Take the lines of the data below from the very first through the line containing "Comptes nationaux ;" and output them exactly, pictures excluded.
+ + + + +
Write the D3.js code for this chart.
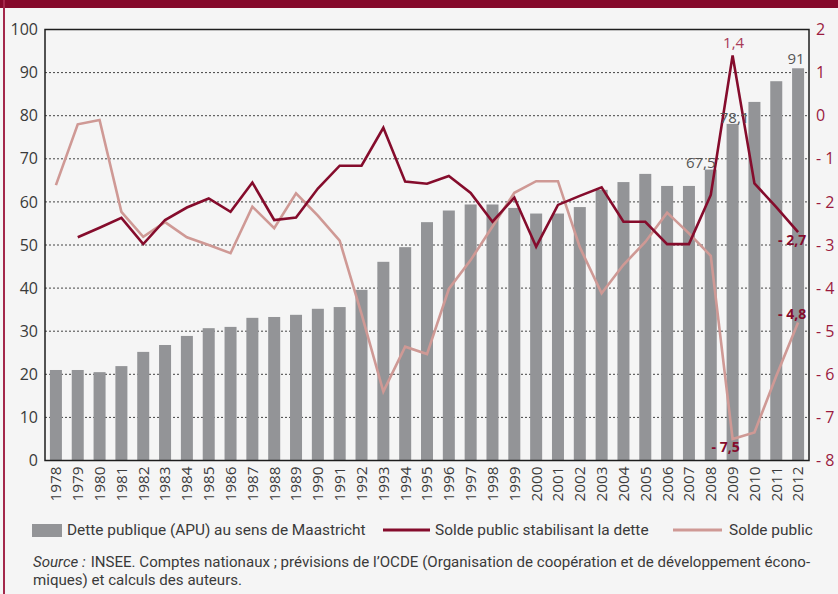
<!DOCTYPE html>
<html><head><meta charset="utf-8">
<script src="https://cdn.jsdelivr.net/npm/d3@7"></script>
<style>
html,body{margin:0;padding:0;background:#f5f5f5;}
svg{display:block;}
</style></head>
<body>
<svg id="chart" width="838" height="594"></svg>
<script>
const years = [1978,1979,1980,1981,1982,1983,1984,1985,1986,1987,1988,1989,1990,1991,1992,1993,1994,1995,1996,1997,1998,1999,2000,2001,2002,2003,2004,2005,2006,2007,2008,2009,2010,2011,2012];
const dette = [21.0,21.0,20.5,21.9,25.2,26.8,28.9,30.7,31.0,33.1,33.3,33.8,35.2,35.6,39.6,46.1,49.5,55.3,58.0,59.4,59.4,58.6,57.3,57.3,58.8,62.8,64.6,66.5,63.7,63.7,67.5,78.1,83.2,88.0,91.0];
const soldeStab = [null,-2.82,-2.6,-2.37,-2.98,-2.42,-2.13,-1.92,-2.23,-1.55,-2.42,-2.36,-1.69,-1.16,-1.16,-0.28,-1.53,-1.58,-1.40,-1.79,-2.46,-1.90,-3.04,-2.07,-1.86,-1.66,-2.46,-2.46,-2.98,-2.98,-1.84,1.4,-1.57,-2.12,-2.7];
const soldePublic = [-1.61,-0.20,-0.10,-2.23,-2.81,-2.47,-2.82,-3.0,-3.19,-2.11,-2.61,-1.80,-2.32,-2.90,-4.6,-6.40,-5.36,-5.53,-4.02,-3.35,-2.57,-1.79,-1.52,-1.52,-3.05,-4.12,-3.46,-2.93,-2.25,-2.73,-3.25,-7.5,-7.35,-6.04,-4.8];
const leftTicks = [0,10,20,30,40,50,60,70,80,90,100];
const rightTicks = [2,1,0,-1,-2,-3,-4,-5,-6,-7,-8];
const legendLabels = ["Dette publique (APU) au sens de Maastricht","Solde public stabilisant la dette","Solde public"];
const barLabels = [{year:2008,text:"67,5"},{year:2009,text:"78,1"},{year:2012,text:"91"}];
const lineLabels = [{year:2009,series:"stab",text:"1,4"},{year:2012,series:"stab",text:"- 2,7"},{year:2012,series:"pub",text:"- 4,8"},{year:2009,series:"pub",text:"- 7,5"}];
const sourceLines = ["Source\u00a0:","INSEE. Comptes nationaux ; prévisions de l’OCDE (Organisation de coopération et de développement écono-","miques) et calculs des auteurs."];

const FONT = "'Open Sans','Noto Sans',sans-serif";
const FONT2 = "Roboto,'Open Sans',sans-serif";
const C = {maroon:"#85092b", bar:"#939497", dark:"#850c2c", light:"#cf9995", lbl:"#9b1b3f", text:"#3a3a3a"};
const svg = d3.select("#chart");
const L=45, R=809, T=29.5, B=460.5;

svg.append("rect").attr("x",0).attr("y",0).attr("width",838).attr("height",594).attr("fill","#f5f5f5");
svg.append("rect").attr("x",0).attr("y",0).attr("width",838).attr("height",8).attr("fill",C.maroon);
svg.append("rect").attr("x",3).attr("y",0).attr("width",2).attr("height",594).attr("fill","#a3284a");

const x = d3.scaleBand().domain(years).range([L,R]).paddingInner(0.45).paddingOuter(0.225);
const yL = d3.scaleLinear().domain([0,100]).range([B,T]);
const yR = d3.scaleLinear().domain([-8,2]).range([B,T]);

// gridlines
svg.append("g").selectAll("line").data(leftTicks.filter(d=>d>0&&d<100)).join("line")
  .attr("x1",L).attr("x2",R).attr("y1",d=>yL(d)).attr("y2",d=>yL(d))
  .attr("stroke","#444").attr("stroke-width",1).attr("stroke-dasharray","2,2");

// bars
svg.append("g").selectAll("rect").data(years).join("rect")
  .attr("x",d=>x(d)).attr("width",x.bandwidth())
  .attr("y",(d,i)=>yL(dette[i])).attr("height",(d,i)=>B-yL(dette[i]))
  .attr("fill",C.bar);

// lines
const cx = d=>x(d)+x.bandwidth()/2;
const lineGen = arr => d3.line().defined((d,i)=>arr[i]!==null).x(d=>cx(d)).y((d,i)=>yR(arr[i]));
svg.append("path").datum(years).attr("d",lineGen(soldePublic)).attr("fill","none")
  .attr("stroke",C.light).attr("stroke-width",2.6).attr("stroke-linejoin","miter");
svg.append("path").datum(years).attr("d",lineGen(soldeStab)).attr("fill","none")
  .attr("stroke",C.dark).attr("stroke-width",2.6).attr("stroke-linejoin","miter");

// frame
svg.append("rect").attr("x",L).attr("y",T).attr("width",R-L).attr("height",B-T)
  .attr("fill","none").attr("stroke","#1e1e1e").attr("stroke-width",1.5);

// left axis
const axL = svg.append("g").attr("transform",`translate(${L},0)`)
  .call(d3.axisLeft(yL).tickValues(leftTicks).tickSize(0).tickPadding(7));
axL.select(".domain").remove();
axL.selectAll("text").attr("font-family",FONT).attr("font-size",16).attr("fill",C.text);

// right axis
const axR = svg.append("g").attr("transform",`translate(${R},0)`)
  .call(d3.axisRight(yR).tickValues(rightTicks).tickSize(0).tickPadding(7)
    .tickFormat(d=> d<0 ? "- "+Math.abs(d) : String(d)));
axR.select(".domain").remove();
axR.selectAll("text").attr("font-family",FONT).attr("font-size",16).attr("fill",C.lbl);

// x axis
const axB = svg.append("g").attr("transform",`translate(0,${B})`)
  .call(d3.axisBottom(x).tickSize(0).tickPadding(0));
axB.select(".domain").remove();
axB.selectAll("text").attr("font-family",FONT).attr("font-size",15).attr("fill",C.text)
  .attr("transform","rotate(-90)").attr("text-anchor","end").attr("x",-6).attr("y",0).attr("dy","0.36em")
  .attr("textLength",35).attr("lengthAdjust","spacingAndGlyphs");

// bar labels
const blp = {"67,5":{dx:-10,dy:-2},"78,1":{dx:2,dy:-1},"91":{dx:-2,dy:-4}};
svg.append("g").selectAll("text").data(barLabels).join("text")
  .attr("x",d=>cx(d.year)+blp[d.text].dx).attr("y",d=>yL(dette[years.indexOf(d.year)])+blp[d.text].dy)
  .attr("text-anchor","middle").attr("font-family",FONT).attr("font-size",15).attr("fill","#555")
  .text(d=>d.text);

// line labels
const lp = {
  "1,4":{dx:1,dy:-7,bold:false},
  "- 2,7":{dx:-6,dy:13,bold:true},
  "- 4,8":{dx:-6,dy:-4,bold:true},
  "- 7,5":{dx:-7,dy:13,bold:true}
};
svg.append("g").selectAll("text").data(lineLabels).join("text")
  .attr("x",d=>cx(d.year)+lp[d.text].dx)
  .attr("y",d=>{const arr=d.series==="stab"?soldeStab:soldePublic; return yR(arr[years.indexOf(d.year)])+lp[d.text].dy;})
  .attr("text-anchor","middle")
  .attr("font-family",FONT).attr("font-size",d=>lp[d.text].bold?14:15).attr("font-weight",d=>lp[d.text].bold?"bold":"normal")
  .attr("fill",d=>lp[d.text].bold?C.dark:"#a83a57")
  .text(d=>d.text);

// legend (font size chosen so the first label spans the reference width)
const lg = svg.append("g").attr("font-family",FONT2).attr("fill",C.text);
lg.append("rect").attr("x",32).attr("y",524).attr("width",30).attr("height",13).attr("fill",C.bar);
const t0 = lg.append("text").attr("font-size",16).attr("x",67).attr("y",535).text(legendLabels[0]);
const fsLeg = 16 * 299 / t0.node().getComputedTextLength();
t0.attr("font-size",fsLeg);
lg.append("line").attr("x1",383).attr("x2",430).attr("y1",530).attr("y2",530).attr("stroke",C.dark).attr("stroke-width",3);
lg.append("text").attr("font-size",fsLeg).attr("x",435).attr("y",535).text(legendLabels[1]);
lg.append("line").attr("x1",673).attr("x2",722).attr("y1",530).attr("y2",530).attr("stroke",C.light).attr("stroke-width",3);
lg.append("text").attr("font-size",fsLeg).attr("x",729).attr("y",535).text(legendLabels[2]);

// source
const src = svg.append("g").attr("font-family",FONT2).attr("fill",C.text);
const sA = src.append("text").attr("font-style","italic").attr("font-size",15).text(sourceLines[0]);
const sB = src.append("text").attr("font-size",15).text(sourceLines[1]);
const gap = 5;
const natTot = sA.node().getComputedTextLength() + sB.node().getComputedTextLength() + gap;
const fsSrc = 15 * 778 / natTot;
sA.attr("font-size",fsSrc).attr("x",33).attr("y",567);
const wA = sA.node().getComputedTextLength();
sB.attr("font-size",fsSrc).attr("x",33 + wA + gap*fsSrc/15).attr("y",567);
src.append("text").attr("font-size",fsSrc).attr("x",33).attr("y",585).text(sourceLines[2]);
</script>
</body></html>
+ + + + +
Written reply:
Write the D3.js code for this chart.
<!DOCTYPE html>
<html><head><meta charset="utf-8">
<script src="https://cdn.jsdelivr.net/npm/d3@7"></script>
<style>
html,body{margin:0;padding:0;background:#f5f5f5;}
svg{display:block;}
</style></head>
<body>
<svg id="chart" width="838" height="594"></svg>
<script>
const years = [1978,1979,1980,1981,1982,1983,1984,1985,1986,1987,1988,1989,1990,1991,1992,1993,1994,1995,1996,1997,1998,1999,2000,2001,2002,2003,2004,2005,2006,2007,2008,2009,2010,2011,2012];
const dette = [21.0,21.0,20.5,21.9,25.2,26.8,28.9,30.7,31.0,33.1,33.3,33.8,35.2,35.6,39.6,46.1,49.5,55.3,58.0,59.4,59.4,58.6,57.3,57.3,58.8,62.8,64.6,66.5,63.7,63.7,67.5,78.1,83.2,88.0,91.0];
const soldeStab = [null,-2.82,-2.6,-2.37,-2.98,-2.42,-2.13,-1.92,-2.23,-1.55,-2.42,-2.36,-1.69,-1.16,-1.16,-0.28,-1.53,-1.58,-1.40,-1.79,-2.46,-1.90,-3.04,-2.07,-1.86,-1.66,-2.46,-2.46,-2.98,-2.98,-1.84,1.4,-1.57,-2.12,-2.7];
const soldePublic = [-1.61,-0.20,-0.10,-2.23,-2.81,-2.47,-2.82,-3.0,-3.19,-2.11,-2.61,-1.80,-2.32,-2.90,-4.6,-6.40,-5.36,-5.53,-4.02,-3.35,-2.57,-1.79,-1.52,-1.52,-3.05,-4.12,-3.46,-2.93,-2.25,-2.73,-3.25,-7.5,-7.35,-6.04,-4.8];
const leftTicks = [0,10,20,30,40,50,60,70,80,90,100];
const rightTicks = [2,1,0,-1,-2,-3,-4,-5,-6,-7,-8];
const legendLabels = ["Dette publique (APU) au sens de Maastricht","Solde public stabilisant la dette","Solde public"];
const barLabels = [{year:2008,text:"67,5"},{year:2009,text:"78,1"},{year:2012,text:"91"}];
const lineLabels = [{year:2009,series:"stab",text:"1,4"},{year:2012,series:"stab",text:"- 2,7"},{year:2012,series:"pub",text:"- 4,8"},{year:2009,series:"pub",text:"- 7,5"}];
const sourceLines = ["Source\u00a0:","INSEE. Comptes nationaux ; prévisions de l’OCDE (Organisation de coopération et de développement écono-","miques) et calculs des auteurs."];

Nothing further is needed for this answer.